Your task is to filter the data below down to the lines holding "that".

---------- RECORD EXCERPTS

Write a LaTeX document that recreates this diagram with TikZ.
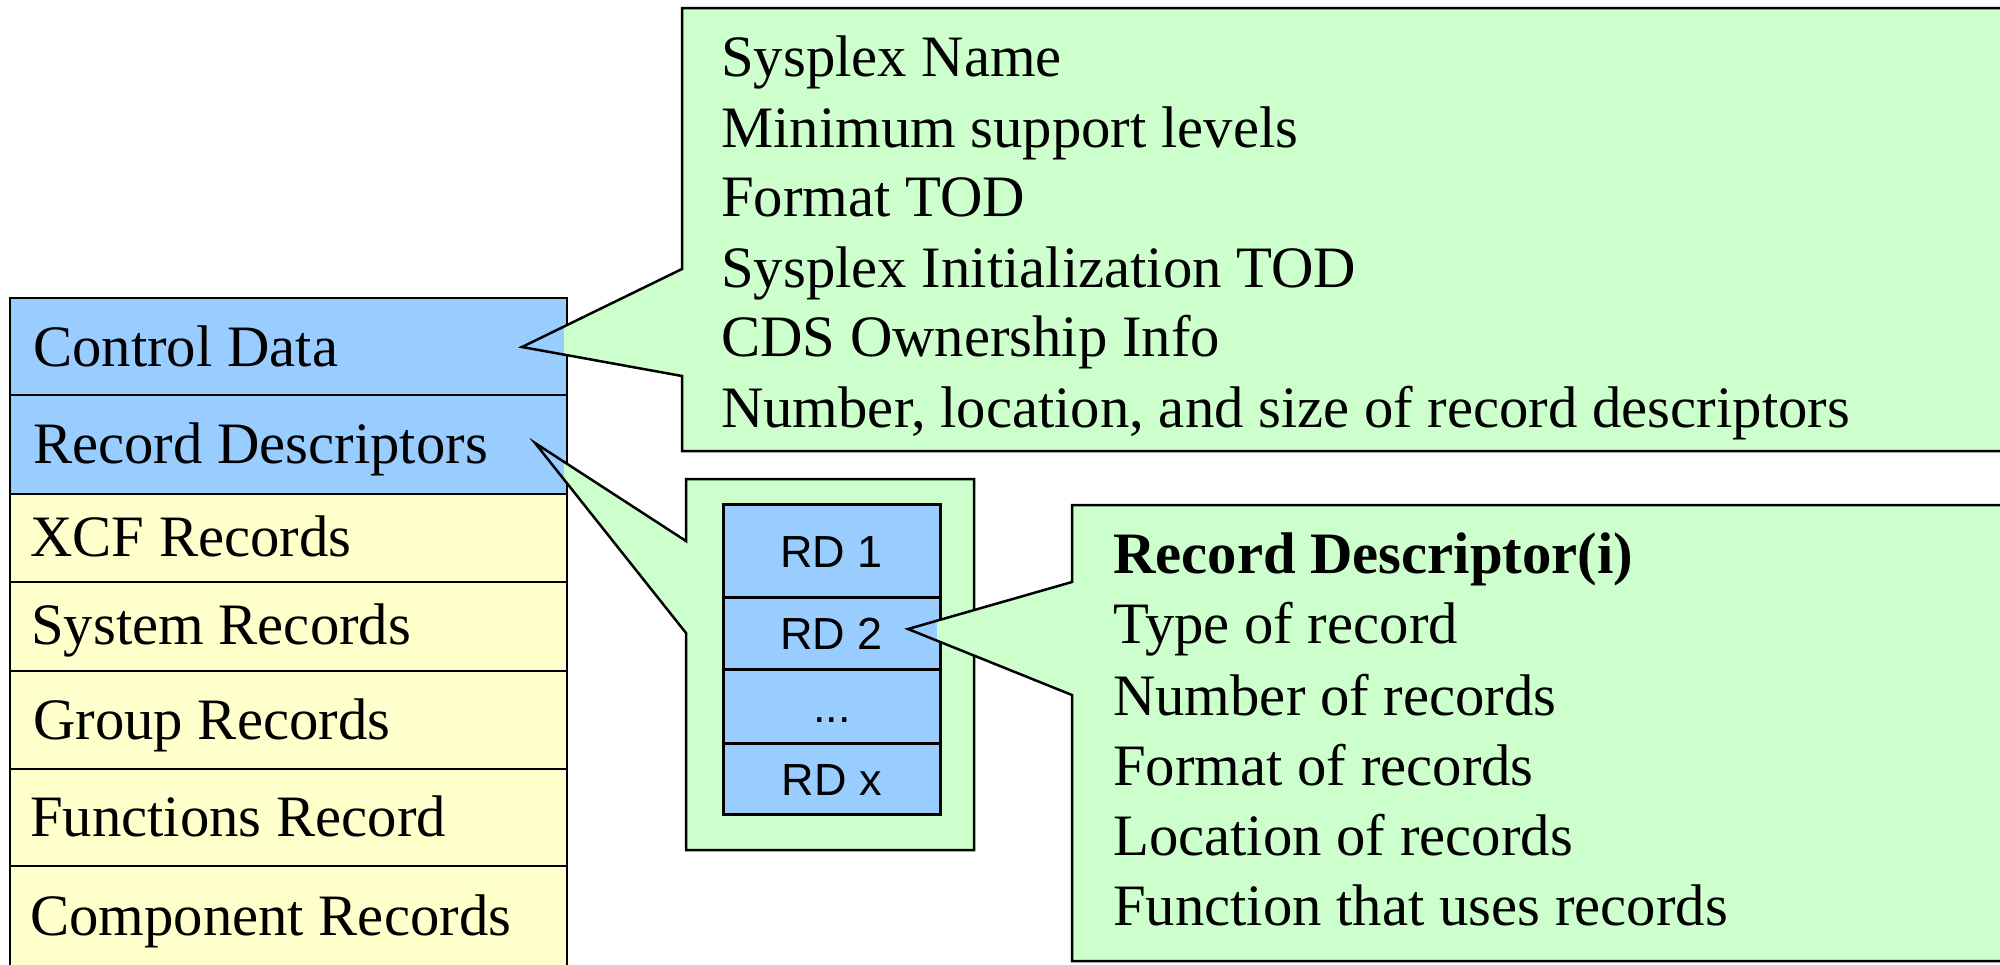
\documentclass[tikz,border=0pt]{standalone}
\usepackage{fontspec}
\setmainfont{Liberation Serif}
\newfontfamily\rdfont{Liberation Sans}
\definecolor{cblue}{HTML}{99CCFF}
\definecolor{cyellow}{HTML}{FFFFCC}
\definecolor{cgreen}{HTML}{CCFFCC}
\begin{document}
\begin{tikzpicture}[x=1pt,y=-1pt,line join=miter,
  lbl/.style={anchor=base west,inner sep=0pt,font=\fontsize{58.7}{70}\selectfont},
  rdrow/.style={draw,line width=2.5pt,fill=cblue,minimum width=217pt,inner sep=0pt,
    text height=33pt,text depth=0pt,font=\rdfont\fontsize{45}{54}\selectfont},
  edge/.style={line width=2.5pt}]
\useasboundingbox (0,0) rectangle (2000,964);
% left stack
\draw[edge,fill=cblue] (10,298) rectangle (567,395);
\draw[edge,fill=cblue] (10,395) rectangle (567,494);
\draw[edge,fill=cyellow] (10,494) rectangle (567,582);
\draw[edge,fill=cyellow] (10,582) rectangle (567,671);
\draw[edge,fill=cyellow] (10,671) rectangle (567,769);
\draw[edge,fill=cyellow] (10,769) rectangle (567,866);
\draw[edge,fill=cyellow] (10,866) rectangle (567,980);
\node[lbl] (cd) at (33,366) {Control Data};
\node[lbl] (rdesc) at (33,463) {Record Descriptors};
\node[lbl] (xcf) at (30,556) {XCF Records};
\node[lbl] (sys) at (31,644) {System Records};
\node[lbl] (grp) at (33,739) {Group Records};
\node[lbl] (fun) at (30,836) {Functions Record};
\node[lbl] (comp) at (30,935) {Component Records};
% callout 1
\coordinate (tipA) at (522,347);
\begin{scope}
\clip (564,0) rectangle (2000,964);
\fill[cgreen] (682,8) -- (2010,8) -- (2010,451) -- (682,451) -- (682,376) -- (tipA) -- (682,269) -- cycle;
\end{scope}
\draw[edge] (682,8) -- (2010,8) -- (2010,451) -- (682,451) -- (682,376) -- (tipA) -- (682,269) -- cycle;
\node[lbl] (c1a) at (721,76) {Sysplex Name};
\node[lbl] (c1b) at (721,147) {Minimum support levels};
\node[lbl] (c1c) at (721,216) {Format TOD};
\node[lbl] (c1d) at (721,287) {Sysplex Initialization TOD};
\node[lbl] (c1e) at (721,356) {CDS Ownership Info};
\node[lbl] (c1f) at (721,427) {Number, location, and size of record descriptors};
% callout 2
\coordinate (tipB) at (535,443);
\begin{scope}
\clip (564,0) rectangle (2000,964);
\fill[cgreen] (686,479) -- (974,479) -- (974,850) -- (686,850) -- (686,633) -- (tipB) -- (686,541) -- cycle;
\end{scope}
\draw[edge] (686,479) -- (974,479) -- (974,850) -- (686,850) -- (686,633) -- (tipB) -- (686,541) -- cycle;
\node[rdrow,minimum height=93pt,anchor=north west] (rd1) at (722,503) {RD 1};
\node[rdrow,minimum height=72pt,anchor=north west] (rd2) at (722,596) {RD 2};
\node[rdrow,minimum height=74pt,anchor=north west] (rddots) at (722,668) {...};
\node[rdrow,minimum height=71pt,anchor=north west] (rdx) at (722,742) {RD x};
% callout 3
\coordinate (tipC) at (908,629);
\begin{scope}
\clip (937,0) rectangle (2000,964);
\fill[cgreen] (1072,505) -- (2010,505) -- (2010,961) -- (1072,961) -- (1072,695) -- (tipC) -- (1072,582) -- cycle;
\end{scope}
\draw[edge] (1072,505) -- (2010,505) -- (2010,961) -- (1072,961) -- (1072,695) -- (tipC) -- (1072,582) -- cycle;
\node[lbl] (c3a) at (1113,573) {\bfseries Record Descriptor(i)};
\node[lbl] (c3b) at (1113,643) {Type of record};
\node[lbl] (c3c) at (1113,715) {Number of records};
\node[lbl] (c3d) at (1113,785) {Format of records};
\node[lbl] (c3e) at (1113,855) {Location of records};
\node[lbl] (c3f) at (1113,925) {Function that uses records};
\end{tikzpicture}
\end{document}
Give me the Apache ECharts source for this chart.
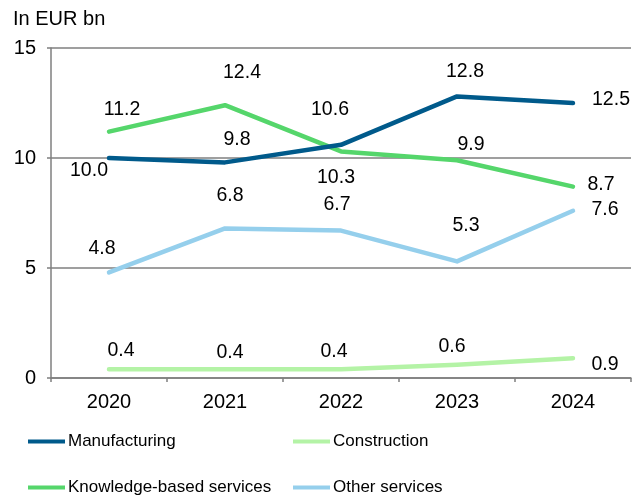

--------------------

* EXERCISE RESPONSE *
Write a LaTeX document that recreates this diagram with TikZ.
\node[lbl] (c3f) at (1113,925) {Function that uses records};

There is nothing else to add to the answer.